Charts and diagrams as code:
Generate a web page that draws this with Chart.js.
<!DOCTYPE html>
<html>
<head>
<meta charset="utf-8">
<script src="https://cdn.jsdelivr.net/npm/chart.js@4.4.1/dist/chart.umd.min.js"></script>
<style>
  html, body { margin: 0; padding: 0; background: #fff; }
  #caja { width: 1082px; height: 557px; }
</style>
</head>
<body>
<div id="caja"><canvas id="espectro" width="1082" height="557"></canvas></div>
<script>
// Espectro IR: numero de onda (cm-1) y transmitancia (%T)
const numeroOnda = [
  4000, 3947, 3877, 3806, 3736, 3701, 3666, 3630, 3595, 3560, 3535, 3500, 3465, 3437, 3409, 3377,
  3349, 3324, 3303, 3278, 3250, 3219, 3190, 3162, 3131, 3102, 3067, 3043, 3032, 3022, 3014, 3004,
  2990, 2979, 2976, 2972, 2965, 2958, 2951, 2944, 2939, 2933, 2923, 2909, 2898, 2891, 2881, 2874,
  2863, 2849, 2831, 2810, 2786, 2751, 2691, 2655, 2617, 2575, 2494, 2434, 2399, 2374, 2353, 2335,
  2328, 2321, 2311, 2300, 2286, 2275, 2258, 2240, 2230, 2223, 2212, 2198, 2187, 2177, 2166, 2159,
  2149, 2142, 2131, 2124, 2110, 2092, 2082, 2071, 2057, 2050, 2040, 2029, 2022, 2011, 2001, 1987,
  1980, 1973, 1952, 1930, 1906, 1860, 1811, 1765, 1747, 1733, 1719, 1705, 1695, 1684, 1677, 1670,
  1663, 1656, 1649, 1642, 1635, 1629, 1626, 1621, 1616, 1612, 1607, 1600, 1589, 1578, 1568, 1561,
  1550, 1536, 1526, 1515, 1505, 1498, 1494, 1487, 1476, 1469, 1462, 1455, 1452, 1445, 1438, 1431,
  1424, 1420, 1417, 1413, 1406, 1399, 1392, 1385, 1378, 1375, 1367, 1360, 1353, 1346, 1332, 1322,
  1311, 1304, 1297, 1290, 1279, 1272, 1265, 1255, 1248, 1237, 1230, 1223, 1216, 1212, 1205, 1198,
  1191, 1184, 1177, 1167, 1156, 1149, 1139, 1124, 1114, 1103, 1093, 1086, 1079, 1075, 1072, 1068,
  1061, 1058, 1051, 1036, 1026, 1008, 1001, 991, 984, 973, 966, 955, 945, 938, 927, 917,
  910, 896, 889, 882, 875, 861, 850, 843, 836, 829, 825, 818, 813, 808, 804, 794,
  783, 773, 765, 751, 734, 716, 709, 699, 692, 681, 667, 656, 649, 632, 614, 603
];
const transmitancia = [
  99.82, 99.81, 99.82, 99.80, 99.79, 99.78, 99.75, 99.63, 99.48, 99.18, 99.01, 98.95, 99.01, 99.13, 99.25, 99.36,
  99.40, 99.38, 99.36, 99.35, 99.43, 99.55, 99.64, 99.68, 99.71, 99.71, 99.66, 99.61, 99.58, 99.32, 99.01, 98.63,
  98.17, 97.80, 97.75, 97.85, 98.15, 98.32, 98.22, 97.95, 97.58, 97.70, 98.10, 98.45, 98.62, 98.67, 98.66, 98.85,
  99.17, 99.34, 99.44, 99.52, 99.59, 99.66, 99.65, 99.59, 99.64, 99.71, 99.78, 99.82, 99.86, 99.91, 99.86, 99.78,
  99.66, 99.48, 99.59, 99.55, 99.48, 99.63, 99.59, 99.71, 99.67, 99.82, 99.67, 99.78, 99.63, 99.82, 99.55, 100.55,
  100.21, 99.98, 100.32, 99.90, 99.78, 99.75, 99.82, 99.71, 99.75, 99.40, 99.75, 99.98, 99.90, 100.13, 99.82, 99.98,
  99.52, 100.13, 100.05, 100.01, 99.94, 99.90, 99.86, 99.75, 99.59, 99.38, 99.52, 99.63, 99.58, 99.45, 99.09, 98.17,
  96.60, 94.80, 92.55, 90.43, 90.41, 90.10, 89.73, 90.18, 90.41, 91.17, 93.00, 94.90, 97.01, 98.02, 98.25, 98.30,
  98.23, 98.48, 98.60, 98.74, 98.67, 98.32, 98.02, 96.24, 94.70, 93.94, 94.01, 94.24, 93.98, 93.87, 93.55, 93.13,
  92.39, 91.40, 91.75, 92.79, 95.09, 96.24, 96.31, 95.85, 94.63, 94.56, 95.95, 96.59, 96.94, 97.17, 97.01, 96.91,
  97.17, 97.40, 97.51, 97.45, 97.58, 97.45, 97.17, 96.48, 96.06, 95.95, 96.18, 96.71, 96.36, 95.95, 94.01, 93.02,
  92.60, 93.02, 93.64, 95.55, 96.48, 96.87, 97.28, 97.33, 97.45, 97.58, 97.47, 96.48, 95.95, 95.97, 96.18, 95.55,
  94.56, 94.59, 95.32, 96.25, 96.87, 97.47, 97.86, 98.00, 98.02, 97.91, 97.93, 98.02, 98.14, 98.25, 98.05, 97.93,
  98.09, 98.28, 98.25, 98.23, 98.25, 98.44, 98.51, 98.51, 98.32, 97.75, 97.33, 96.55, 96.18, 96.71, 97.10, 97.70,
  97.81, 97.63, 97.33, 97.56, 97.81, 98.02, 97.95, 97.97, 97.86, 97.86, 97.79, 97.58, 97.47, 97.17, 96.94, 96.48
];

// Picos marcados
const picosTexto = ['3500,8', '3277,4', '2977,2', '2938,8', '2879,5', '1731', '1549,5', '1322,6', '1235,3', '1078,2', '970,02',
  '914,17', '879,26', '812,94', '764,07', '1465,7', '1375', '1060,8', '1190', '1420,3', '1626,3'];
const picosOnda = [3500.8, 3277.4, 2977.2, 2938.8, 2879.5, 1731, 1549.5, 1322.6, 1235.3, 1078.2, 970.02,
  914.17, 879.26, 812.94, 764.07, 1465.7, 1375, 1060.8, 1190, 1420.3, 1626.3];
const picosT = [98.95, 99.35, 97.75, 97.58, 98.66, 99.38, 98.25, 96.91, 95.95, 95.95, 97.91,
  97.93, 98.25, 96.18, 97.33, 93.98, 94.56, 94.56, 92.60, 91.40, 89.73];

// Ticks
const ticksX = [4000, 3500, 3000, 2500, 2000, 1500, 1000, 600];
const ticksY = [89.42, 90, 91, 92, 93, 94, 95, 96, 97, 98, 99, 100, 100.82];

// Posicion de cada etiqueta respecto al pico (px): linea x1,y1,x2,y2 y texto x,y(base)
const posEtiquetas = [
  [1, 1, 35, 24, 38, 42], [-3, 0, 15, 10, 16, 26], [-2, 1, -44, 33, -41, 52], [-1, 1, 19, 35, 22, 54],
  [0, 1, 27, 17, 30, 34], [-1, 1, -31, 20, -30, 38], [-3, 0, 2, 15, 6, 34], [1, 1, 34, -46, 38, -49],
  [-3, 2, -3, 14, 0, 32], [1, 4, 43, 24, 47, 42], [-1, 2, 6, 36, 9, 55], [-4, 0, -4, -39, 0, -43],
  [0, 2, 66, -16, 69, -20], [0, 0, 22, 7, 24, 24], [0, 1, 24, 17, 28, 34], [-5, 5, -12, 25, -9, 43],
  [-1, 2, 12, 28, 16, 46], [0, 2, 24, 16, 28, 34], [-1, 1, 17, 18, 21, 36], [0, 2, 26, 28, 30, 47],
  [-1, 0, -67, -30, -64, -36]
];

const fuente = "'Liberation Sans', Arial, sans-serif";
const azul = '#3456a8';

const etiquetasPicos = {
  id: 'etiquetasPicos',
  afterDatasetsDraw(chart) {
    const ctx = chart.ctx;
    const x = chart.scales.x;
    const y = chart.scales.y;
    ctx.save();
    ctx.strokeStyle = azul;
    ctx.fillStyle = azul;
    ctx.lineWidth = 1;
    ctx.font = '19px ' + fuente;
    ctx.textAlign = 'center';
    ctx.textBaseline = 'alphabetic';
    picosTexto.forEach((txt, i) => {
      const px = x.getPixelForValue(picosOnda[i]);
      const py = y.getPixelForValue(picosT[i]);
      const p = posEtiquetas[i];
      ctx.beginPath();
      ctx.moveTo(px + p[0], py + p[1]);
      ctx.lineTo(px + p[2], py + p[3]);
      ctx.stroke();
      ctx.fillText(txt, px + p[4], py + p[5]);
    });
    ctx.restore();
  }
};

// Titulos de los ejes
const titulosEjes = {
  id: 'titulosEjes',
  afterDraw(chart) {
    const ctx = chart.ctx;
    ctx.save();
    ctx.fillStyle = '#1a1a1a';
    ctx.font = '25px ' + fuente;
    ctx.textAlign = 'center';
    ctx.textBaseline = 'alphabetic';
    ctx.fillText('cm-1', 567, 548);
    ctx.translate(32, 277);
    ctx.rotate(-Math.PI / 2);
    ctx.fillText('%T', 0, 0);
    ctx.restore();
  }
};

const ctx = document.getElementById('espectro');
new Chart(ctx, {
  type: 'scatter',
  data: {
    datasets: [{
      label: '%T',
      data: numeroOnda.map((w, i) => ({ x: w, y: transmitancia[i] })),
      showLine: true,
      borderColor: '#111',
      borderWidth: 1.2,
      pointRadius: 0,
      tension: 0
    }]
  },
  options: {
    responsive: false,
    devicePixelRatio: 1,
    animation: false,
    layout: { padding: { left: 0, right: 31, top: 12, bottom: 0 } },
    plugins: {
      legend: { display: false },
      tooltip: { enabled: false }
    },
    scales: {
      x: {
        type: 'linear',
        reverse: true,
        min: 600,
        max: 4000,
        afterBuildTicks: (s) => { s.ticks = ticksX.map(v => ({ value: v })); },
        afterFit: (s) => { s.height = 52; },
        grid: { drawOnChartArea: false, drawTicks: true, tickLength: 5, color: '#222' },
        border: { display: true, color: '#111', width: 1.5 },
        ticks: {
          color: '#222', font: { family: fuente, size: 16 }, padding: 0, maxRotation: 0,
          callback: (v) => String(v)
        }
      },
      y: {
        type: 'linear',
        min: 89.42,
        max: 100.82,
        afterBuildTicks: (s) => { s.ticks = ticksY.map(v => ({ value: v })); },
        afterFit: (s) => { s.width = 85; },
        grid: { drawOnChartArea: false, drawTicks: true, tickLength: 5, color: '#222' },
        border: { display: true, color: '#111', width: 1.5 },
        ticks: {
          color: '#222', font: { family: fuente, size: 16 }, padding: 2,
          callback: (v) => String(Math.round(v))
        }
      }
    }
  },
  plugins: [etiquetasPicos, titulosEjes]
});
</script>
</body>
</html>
* * *
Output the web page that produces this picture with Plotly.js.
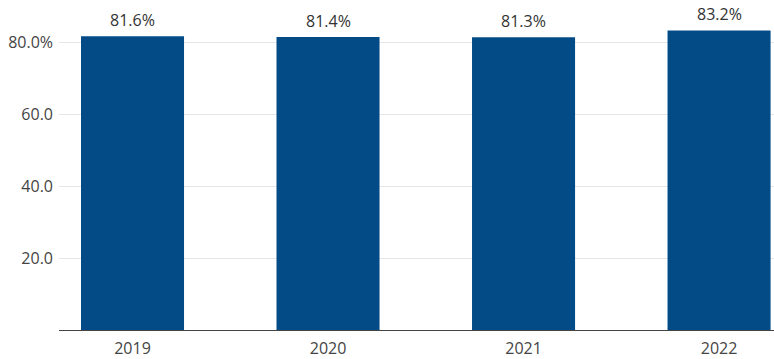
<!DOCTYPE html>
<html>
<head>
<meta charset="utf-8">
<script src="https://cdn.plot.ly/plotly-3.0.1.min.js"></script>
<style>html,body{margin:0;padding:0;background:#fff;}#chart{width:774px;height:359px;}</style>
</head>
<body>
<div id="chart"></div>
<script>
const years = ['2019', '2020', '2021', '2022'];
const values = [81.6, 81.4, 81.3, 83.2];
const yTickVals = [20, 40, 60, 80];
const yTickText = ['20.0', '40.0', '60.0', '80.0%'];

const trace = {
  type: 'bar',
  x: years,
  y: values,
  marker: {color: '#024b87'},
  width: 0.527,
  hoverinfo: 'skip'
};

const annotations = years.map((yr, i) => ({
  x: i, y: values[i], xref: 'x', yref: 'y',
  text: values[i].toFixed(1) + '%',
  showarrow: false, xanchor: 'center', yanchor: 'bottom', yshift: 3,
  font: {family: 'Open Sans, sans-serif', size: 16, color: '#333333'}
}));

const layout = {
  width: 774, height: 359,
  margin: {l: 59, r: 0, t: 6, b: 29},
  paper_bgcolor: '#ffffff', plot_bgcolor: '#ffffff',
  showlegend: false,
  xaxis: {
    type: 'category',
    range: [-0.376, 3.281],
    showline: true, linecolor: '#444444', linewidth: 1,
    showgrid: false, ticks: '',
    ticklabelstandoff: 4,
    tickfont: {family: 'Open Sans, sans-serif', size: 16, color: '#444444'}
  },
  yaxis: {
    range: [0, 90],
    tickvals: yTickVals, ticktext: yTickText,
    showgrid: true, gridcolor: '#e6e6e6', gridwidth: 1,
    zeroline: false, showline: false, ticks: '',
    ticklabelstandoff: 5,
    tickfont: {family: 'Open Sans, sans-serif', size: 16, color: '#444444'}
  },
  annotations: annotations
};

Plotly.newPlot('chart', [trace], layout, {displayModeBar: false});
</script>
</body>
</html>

**Written request:** Using the listing above, show every line that includes the string "this".

**Output of the task:**
Generate a web page that draws this with Chart.js.
Output the web page that produces this picture with Plotly.js.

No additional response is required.